En el marco del Día Internacional de las Personas Migrantes, conmemorado el 18 de diciembre, es necesario detenernos a mirar con seriedad algo que parece avanzar sin resistencia: la normalización de narrativas antimigrantes. Lo que hace unos años habría sido inaceptable —criminalizar públicamente, ridiculizar, discriminar a las personas por su identidad o país de origen— hoy se ha vuelto un recurso político rentable. La violencia simbólica ya no se disfraza; se exhibe, se multiplica, se aplaude. Y esto importa, porque ese lenguaje no se queda en el aire: abre la puerta a agresiones reales, a leyes restrictivas, a políticas que hieren cuerpos y destruyen vidas.

Estas narrativas no surgieron en América Latina. Son tecnologías políticas importadas del norte global: de Estados Unidos, de Europa, de su obsesión por construir muros visibles e invisibles. Pero hoy, ese manual se imita con entusiasmo al sur. Lo que comenzó como discurso termina convertido en norma y la norma acaba legitimando prácticas que violentan la dignidad humana. No es nuevo, pero en 2025 estamos en un punto de inflexión.

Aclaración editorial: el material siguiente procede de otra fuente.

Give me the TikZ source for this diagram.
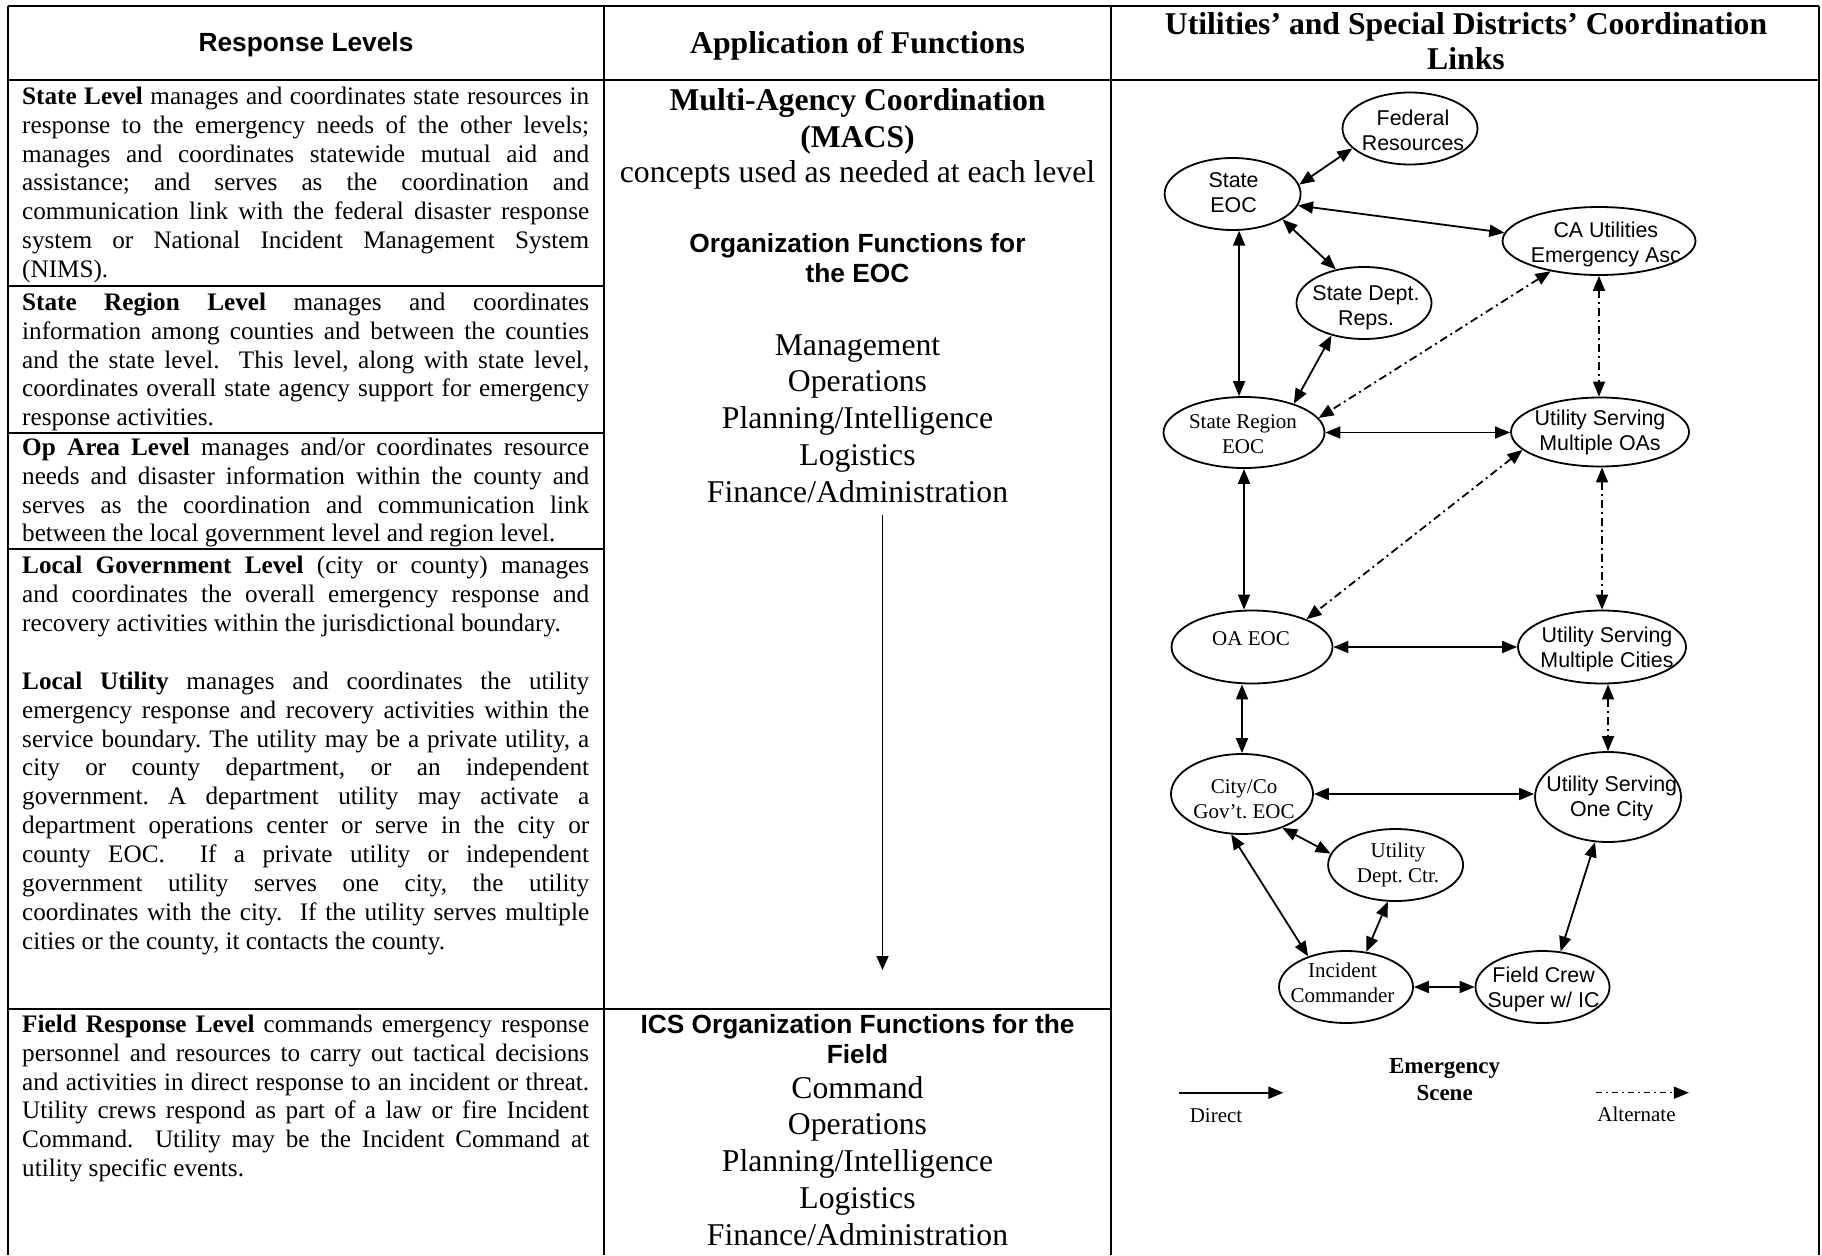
\documentclass[tikz,border=0pt]{standalone}
\usepackage{fontspec}
\setmainfont{Liberation Serif}
\newfontfamily\arialf{Liberation Sans}
\usetikzlibrary{arrows.meta,shapes.geometric,calc}
\frenchspacing
\setlength\parindent{0pt}
\setlength\parskip{0pt}
\tikzset{
 tbl/.style={line width=1.7pt},
 ell/.style={draw, ellipse, line width=1.8pt, inner sep=0pt},
 dA/.style={font=\arialf\fontsize{21.4}{25}\selectfont, align=center, inner sep=0pt},
 dT/.style={font=\fontsize{21}{25}\selectfont, align=center, inner sep=0pt},
 Tri/.tip={Triangle[length=15pt,width=12pt]},
 dbl/.style={line width=1.8pt, Tri-Tri},
 alt/.style={dbl, dash pattern=on 8pt off 4pt on 2pt off 4pt},
 para/.style={anchor=north west, inner sep=0pt, text width=567pt, align=justify, font=\fontsize{25.2}{28.9}\selectfont},
 c2/.style={anchor=base, inner sep=0pt, font=\fontsize{31.7}{36.8}\selectfont},
 c2b/.style={anchor=base, inner sep=0pt, font=\bfseries\fontsize{31.7}{36.8}\selectfont},
 hA/.style={anchor=base, inner sep=0pt, font=\arialf\bfseries\fontsize{26.3}{30}\selectfont},
 lg/.style={anchor=base, inner sep=0pt, font=\fontsize{21}{25}\selectfont},
 lgb/.style={anchor=base, inner sep=0pt, font=\bfseries\fontsize{23}{27}\selectfont},
}
\begin{document}
\begin{tikzpicture}[x=1pt,y=-1pt]
\useasboundingbox (0,0) rectangle (1822,1255);
\fill[white] (0,0) rectangle (1822,1255);
% table grid
\draw[tbl] (8,6) -- (1819,6);
\draw[tbl] (8,80) -- (1819,80);
\draw[tbl] (8,286) -- (604,286);
\draw[tbl] (8,433) -- (604,433);
\draw[tbl] (8,549) -- (604,549);
\draw[tbl] (8,1009) -- (1111,1009);
\draw[tbl] (8,6) -- (8,1255);
\draw[tbl] (604,6) -- (604,1255);
\draw[tbl] (1111,6) -- (1111,1255);
\draw[tbl] (1819,6) -- (1819,1255);
% headers
\node[hA] (resp) at (306,52) {Response Levels};
\node[c2b] (app) at (857.5,53) {Application of Functions};
\node[c2b] (util1) at (1466,35) {Utilities’ and Special Districts’ Coordination};
\node[c2b] (util2) at (1466,70) {Links};
% column 1
\node[para] (p1) at (22,83.77) {\strut\textbf{State Level} manages and coordinates state resources in\linebreak response to the emergency needs of the other levels;\linebreak manages and coordinates statewide mutual aid and\linebreak assistance; and serves as the coordination and\linebreak communication link with the federal disaster response\linebreak system or National Incident Management System\linebreak (NIMS).};
\node[para] (p2) at (22,289.77) {\strut\textbf{State Region Level} manages and coordinates\linebreak information among counties and between the counties\linebreak and the state level.\ \ This level, along with state level,\linebreak coordinates overall state agency support for emergency\linebreak response activities.};
\node[para] (p3) at (22,434.77) {\strut\textbf{Op Area Level} manages and/or coordinates resource\linebreak needs and disaster information within the county and\linebreak serves as the coordination and communication link\linebreak between the local government level and region level.};
\node[para] (p4) at (22,552.77) {\strut\textbf{Local Government Level} (city or county) manages\linebreak and coordinates the overall emergency response and\linebreak recovery activities within the jurisdictional boundary.};
\node[para] (p4b) at (22,668.77) {\strut\textbf{Local Utility} manages and coordinates the utility\linebreak emergency response and recovery activities within the\linebreak service boundary. The utility may be a private utility, a\linebreak city or county department, or an independent\linebreak government. A department utility may activate a\linebreak department operations center or serve in the city or\linebreak county EOC.\ \ If a private utility or independent\linebreak government utility serves one city, the utility\linebreak coordinates with the city.\ \ If the utility serves multiple\linebreak cities or the county, it contacts the county.};
\node[para] (p5) at (22,1011.77) {\strut\textbf{Field Response Level} commands emergency response\linebreak personnel and resources to carry out tactical decisions\linebreak and activities in direct response to an incident or threat.\linebreak Utility crews respond as part of a law or fire Incident\linebreak Command.\ \ Utility may be the Incident Command at\linebreak utility specific events.};
% column 2
\node[c2b] (macs1) at (857.5,110) {Multi-Agency Coordination};
\node[c2b] (macs2) at (857.5,147) {(MACS)};
\node[c2] (macs3) at (857.5,182) {concepts used as needed at each level};
\node[hA] (org1) at (857.5,252) {Organization Functions for};
\node[hA] (org2) at (857.5,282) {the EOC};
\node[c2] (f1) at (857.5,355) {Management};
\node[c2] (f2) at (857.5,391.8) {Operations};
\node[c2] (f3) at (857.5,428.6) {Planning/Intelligence};
\node[c2] (f4) at (857.5,465.4) {Logistics};
\node[c2] (f5) at (857.5,502.2) {Finance/Administration};
\coordinate (ca1) at (882.5,515);
\coordinate (ca2) at (882.5,970);
\draw[line width=1.7pt, -{Triangle[length=14pt,width=12pt]}] (ca1) -- (ca2);
\node[hA] (ics1) at (857.5,1033) {ICS Organization Functions for the};
\node[hA] (ics2) at (857.5,1063) {Field};
\node[c2] (g1) at (857.5,1098) {Command};
\node[c2] (g2) at (857.5,1134.8) {Operations};
\node[c2] (g3) at (857.5,1171.6) {Planning/Intelligence};
\node[c2] (g4) at (857.5,1208.4) {Logistics};
\node[c2] (g5) at (857.5,1245.2) {Finance/Administration};
% column 3 ellipses
\node[ell, minimum width=135pt, minimum height=72pt] (fed) at (1410,128.5) {};
\node[ell, minimum width=136pt, minimum height=72pt] (steoc) at (1232.6,194) {};
\node[ell, minimum width=193pt, minimum height=68pt] (caua) at (1599,241) {};
\node[ell, minimum width=135pt, minimum height=72pt] (reps) at (1364,303) {};
\node[ell, minimum width=161pt, minimum height=71pt] (sre) at (1244,432.5) {};
\node[ell, minimum width=178pt, minimum height=69pt] (usmoa) at (1600,432) {};
\node[ell, minimum width=161pt, minimum height=73pt] (oa) at (1252,647) {};
\node[ell, minimum width=168pt, minimum height=73pt] (usmc) at (1602,647) {};
\node[ell, minimum width=142pt, minimum height=80pt] (city) at (1242,794) {};
\node[ell, minimum width=146pt, minimum height=90pt] (usoc) at (1608,797) {};
\node[ell, minimum width=135pt, minimum height=72pt] (udc) at (1395.6,865) {};
\node[ell, minimum width=134pt, minimum height=72pt] (ic) at (1346,987) {};
\node[ell, minimum width=134pt, minimum height=72pt] (fc) at (1542.5,987) {};
% ellipse texts
\node[dA] (fedT) at (1413,132.5) {\strut Federal\\Resources\strut};
\node[dA] (steocT) at (1233.5,194.5) {\strut State\\EOC\strut};
\node[dA] (cauaT) at (1605.8,244.5) {\strut CA Utilities\\Emergency Asc\strut};
\node[dA] (repsT) at (1366,307.5) {\strut State Dept.\\Reps.\strut};
\node[dT] (sreT) at (1243,435.5) {\strut State Region\\EOC\strut};
\node[dA] (usmoaT) at (1600,432.5) {\strut Utility Serving\\Multiple OAs\strut};
\node[dT] (oaT) at (1251,640) {\strut OA EOC};
\node[dA] (usmcT) at (1607,649.5) {\strut Utility Serving\\Multiple Cities\strut};
\node[dT] (cityT) at (1244,800.5) {\strut City/Co\\Gov’t. EOC\strut};
\node[dA] (usocT) at (1611.7,798.5) {\strut Utility Serving\\One City\strut};
\node[dT] (udcT) at (1398,864.5) {\strut Utility\\Dept. Ctr.\strut};
\node[dT] (icT) at (1342.5,984.5) {\strut Incident\\Commander\strut};
\node[dA] (fcT) at (1543.6,989.5) {\strut Field Crew\\Super w/ IC\strut};
% connectors
\draw[dbl] (steoc.8) -- (fed.199);
\draw[dbl] (steoc.-10) -- (caua.175);
\draw[dbl] (steoc.-27) -- (reps.130);
\draw[dbl] (steoc.-80) -- (steoc.-80 |- sre.north);
\draw[dbl] (reps.225) -- (sre.30);
\draw[alt] (caua.212) -- (sre.11);
\draw[alt] (caua.south) -- (caua.south |- usmoa.north);
\draw[dbl] (sre.east) -- (sre.east -| usmoa.west);
\draw[alt] (usmoa.193) -- (oa.27);
\draw[alt] (usmc.north |- usmoa.south) -- (usmc.north);
\draw[dbl] (sre.south) -- (sre.south |- oa.north);
\draw[dbl] (oa.east) -- (oa.east -| usmc.west);
\draw[dbl] (city.north |- oa.south) -- (city.north);
\draw[alt] (usoc.north |- usmc.south) -- (usoc.north);
\draw[dbl] (city.east) -- (city.east -| usoc.west);
\draw[dbl] (city.-40) -- (udc.170);
\draw[dbl] (city.255) -- (ic.141);
\draw[dbl] (udc.258) -- (ic.60);
\draw[dbl] (usoc.254) -- (fc.63);
\draw[dbl] (ic.east) -- (fc.west);
% legend
\coordinate (d1) at (1179,1092.7);
\coordinate (d2) at (1283.4,1092.7);
\draw[line width=1.8pt, -Tri] (d1) -- (d2);
\node[lg] (dl) at (1216,1122.7) {Direct};
\coordinate (a1) at (1595.8,1092.7);
\coordinate (a2) at (1688.9,1092.7);
\draw[line width=1.5pt, dash pattern=on 6pt off 4pt on 2pt off 4pt, -Tri] (a1) -- (a2);
\node[lg] (al) at (1636.5,1121.7) {Alternate};
\node[lgb] (es1) at (1444.6,1073) {Emergency};
\node[lgb] (es2) at (1444.6,1100.7) {Scene};
\end{tikzpicture}
\end{document}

En la última década, el “efecto espejo” Trump marcó un antes y un después. Su brutalidad retórica demostró que la xenofobia da votos. Trump no inventó el odio al migrante, pero lo convirtió en capital político. Lo que antes se decía en voz baja, ahora se grita desde mítines, tribunas y redes. Ese lenguaje se ha exportado —literalmente— a nuestra región.

Y México no es la excepción. Aquí convivimos con una contradicción profunda: mientras en el discurso oficial se enaltece a las personas migrantes —incluso se les menciona en las celebraciones patrias—, en la práctica la política migratoria está subordinada a la agenda de Estados Unidos. El resultado es una política que detiene, persigue, desgasta, impide acceder a derechos básicos y, en muchos casos, coloca a las personas migrantes en situaciones de riesgo y violencias extremas como la desaparición o muerte. Una narrativa pública que celebra a la población migrante mientras, en los hechos, se le bloquea, encierra o expulsa, no es una política humanitaria: es un espejismo.

Este clima ocurre además en un contexto global de democracias debilitadas, sociedades polarizadas y crisis estructurales que obligan a millones a desplazarse: cambio climático, violencia criminal y política, conflictos socioambientales, desigualdad económica. En un mundo así, cualquiera podría verse obligado a migrar. El pastor luterano Martin Niemöller lo advirtió con lucidez: cuando la violencia contra “los otros” se normaliza, tarde o temprano esos otros podemos ser nosotros.

Frente a este panorama, y en el marco de la conmemoración del Día Internacional de las Personas Migrantes, vale recordar algo esencial: la xenofobia es ruidosa, pero no mayoritaria. Todos los días, a lo largo del país y la región, hay comunidades que reciben, organizaciones que protegen, personas que actúan desde la hospitalidad. Esa es la base ética que debemos fortalecer.

Hoy, más que nunca, urge rechazar la deshumanización como estrategia política y apostar, sin titubeos, por la hospitalidad, la solidaridad y el reconocimiento pleno de la dignidad humana. Porque la migración no es la amenaza. La amenaza es permitir que nos acostumbremos al odio.